- **Source excerpt**
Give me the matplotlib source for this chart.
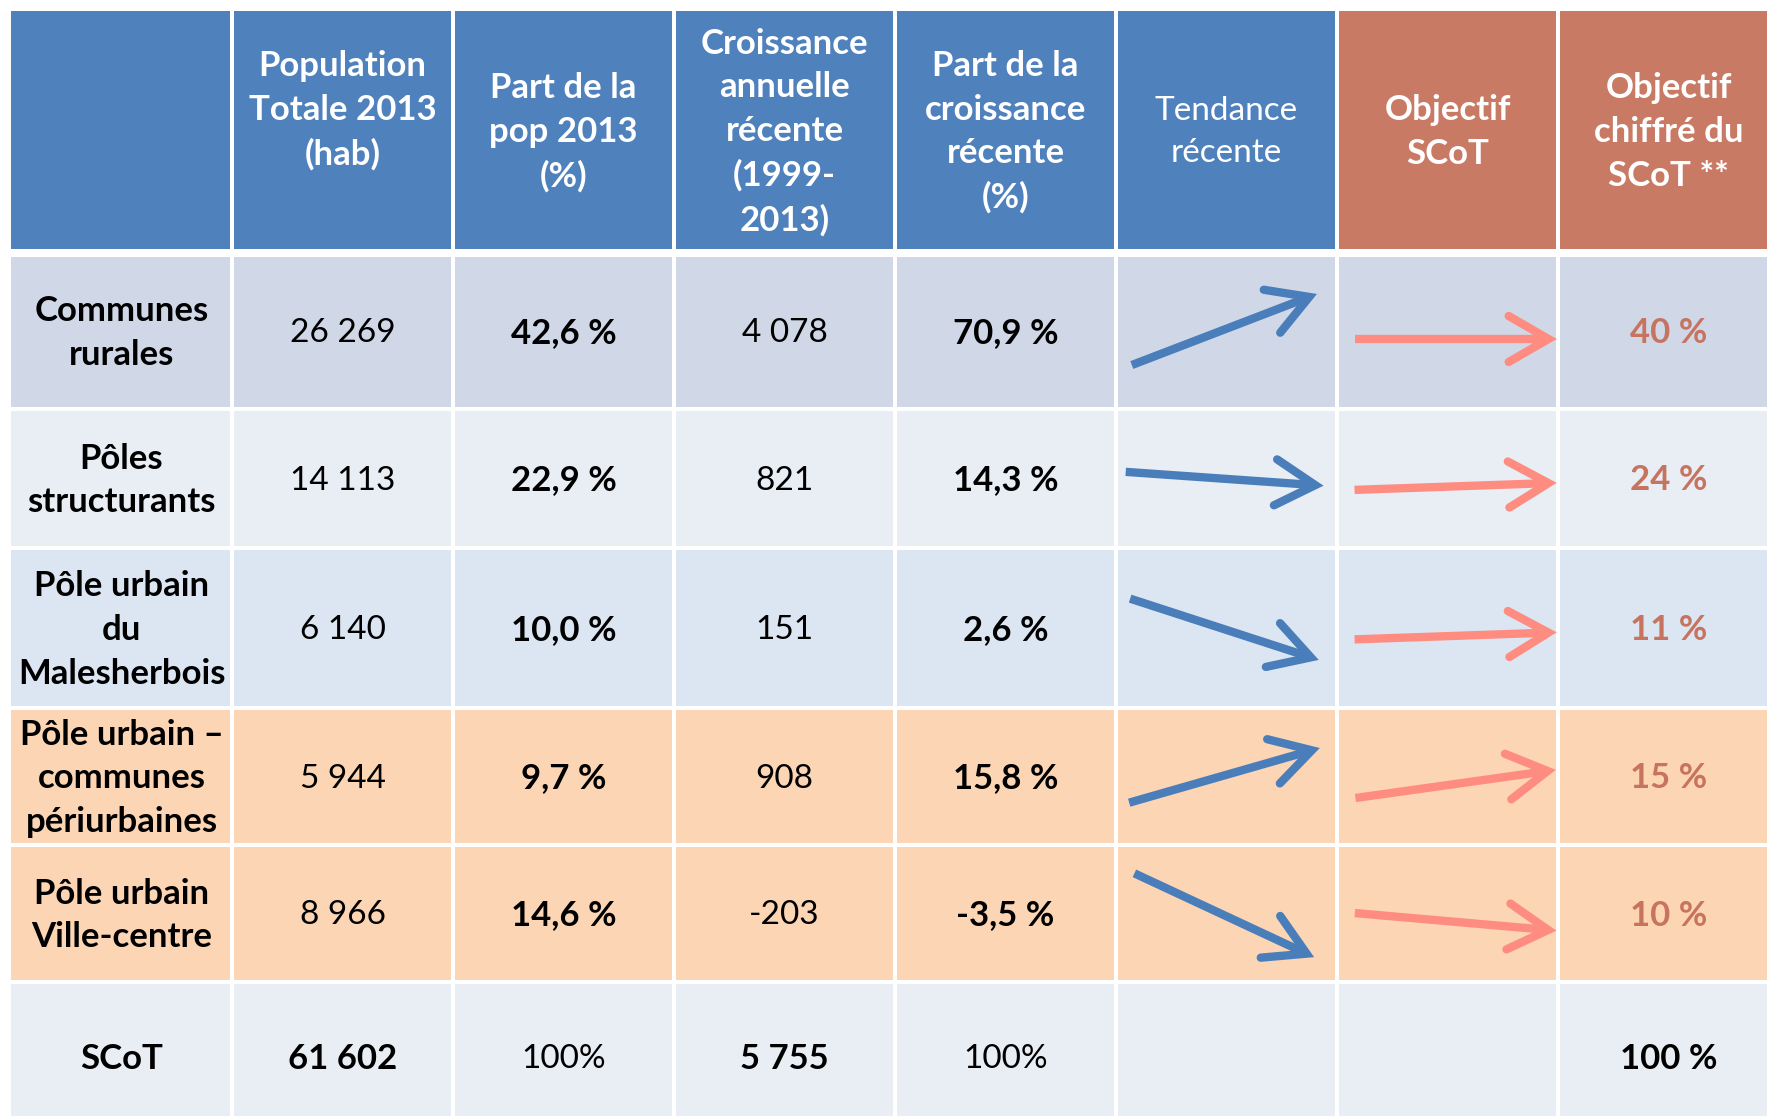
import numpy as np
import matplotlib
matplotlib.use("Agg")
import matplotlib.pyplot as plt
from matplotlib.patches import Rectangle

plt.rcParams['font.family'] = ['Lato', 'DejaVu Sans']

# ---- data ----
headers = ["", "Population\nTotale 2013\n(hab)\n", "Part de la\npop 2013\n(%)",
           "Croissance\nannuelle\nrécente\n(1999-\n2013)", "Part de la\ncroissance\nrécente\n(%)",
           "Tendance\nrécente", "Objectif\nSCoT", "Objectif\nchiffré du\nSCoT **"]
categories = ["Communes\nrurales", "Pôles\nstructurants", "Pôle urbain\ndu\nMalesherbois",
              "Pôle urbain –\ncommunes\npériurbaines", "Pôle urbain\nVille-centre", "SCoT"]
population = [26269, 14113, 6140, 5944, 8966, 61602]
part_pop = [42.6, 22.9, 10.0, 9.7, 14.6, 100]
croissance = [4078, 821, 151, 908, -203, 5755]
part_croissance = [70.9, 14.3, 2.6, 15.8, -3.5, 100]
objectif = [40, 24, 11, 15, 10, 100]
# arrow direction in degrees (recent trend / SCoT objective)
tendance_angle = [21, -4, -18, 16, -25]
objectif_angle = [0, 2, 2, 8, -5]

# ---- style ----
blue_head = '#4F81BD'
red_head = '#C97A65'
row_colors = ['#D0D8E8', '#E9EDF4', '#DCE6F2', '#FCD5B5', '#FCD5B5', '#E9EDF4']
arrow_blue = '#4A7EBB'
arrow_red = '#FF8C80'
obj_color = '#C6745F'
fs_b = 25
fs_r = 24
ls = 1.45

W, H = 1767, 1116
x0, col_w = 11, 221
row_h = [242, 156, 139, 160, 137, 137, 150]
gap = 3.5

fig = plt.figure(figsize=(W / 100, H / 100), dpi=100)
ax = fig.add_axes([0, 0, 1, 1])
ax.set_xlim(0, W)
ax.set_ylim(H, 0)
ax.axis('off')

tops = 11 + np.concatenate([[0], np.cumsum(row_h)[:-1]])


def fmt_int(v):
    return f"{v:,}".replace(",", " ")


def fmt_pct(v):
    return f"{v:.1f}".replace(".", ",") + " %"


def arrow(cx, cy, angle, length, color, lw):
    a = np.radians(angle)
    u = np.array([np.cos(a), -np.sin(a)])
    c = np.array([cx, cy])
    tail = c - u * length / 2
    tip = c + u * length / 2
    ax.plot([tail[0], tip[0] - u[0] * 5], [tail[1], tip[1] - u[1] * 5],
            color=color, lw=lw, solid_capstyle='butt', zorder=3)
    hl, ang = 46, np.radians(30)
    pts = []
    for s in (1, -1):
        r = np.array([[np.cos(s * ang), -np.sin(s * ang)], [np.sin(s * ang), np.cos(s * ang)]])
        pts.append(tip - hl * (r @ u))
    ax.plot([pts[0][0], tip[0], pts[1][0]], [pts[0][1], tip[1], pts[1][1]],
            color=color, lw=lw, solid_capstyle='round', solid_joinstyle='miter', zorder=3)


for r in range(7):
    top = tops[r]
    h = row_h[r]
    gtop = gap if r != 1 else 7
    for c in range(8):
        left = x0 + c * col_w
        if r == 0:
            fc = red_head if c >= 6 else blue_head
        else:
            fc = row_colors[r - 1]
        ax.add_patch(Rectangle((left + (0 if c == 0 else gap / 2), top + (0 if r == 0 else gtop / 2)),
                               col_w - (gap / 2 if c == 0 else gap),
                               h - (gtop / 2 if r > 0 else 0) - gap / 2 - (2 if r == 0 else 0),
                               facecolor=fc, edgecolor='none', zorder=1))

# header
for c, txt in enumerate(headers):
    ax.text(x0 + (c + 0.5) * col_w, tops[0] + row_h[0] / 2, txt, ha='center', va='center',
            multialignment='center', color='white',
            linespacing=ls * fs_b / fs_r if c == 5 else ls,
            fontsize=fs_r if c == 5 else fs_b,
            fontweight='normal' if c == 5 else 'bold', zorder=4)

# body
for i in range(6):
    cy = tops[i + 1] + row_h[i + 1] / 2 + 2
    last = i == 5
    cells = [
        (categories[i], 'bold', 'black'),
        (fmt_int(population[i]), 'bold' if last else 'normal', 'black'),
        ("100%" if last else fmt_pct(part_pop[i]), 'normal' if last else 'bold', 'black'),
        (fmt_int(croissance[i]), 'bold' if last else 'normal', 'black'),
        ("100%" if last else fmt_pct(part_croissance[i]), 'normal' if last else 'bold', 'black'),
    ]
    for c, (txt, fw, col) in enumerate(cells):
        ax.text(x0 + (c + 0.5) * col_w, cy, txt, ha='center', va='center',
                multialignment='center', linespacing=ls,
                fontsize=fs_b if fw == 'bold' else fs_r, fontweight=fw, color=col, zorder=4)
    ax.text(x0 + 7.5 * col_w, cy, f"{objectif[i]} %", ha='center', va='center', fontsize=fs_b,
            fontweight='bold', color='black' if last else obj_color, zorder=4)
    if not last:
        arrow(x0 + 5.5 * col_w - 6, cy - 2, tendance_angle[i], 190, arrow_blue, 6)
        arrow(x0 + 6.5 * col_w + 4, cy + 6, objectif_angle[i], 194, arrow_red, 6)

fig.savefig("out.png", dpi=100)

- **Stated exercise**
Each line with the string "matplotlib" in it needs to be found and copied.

- **Worked answer**
Give me the matplotlib source for this chart.
import matplotlib
matplotlib.use("Agg")
import matplotlib.pyplot as plt
from matplotlib.patches import Rectangle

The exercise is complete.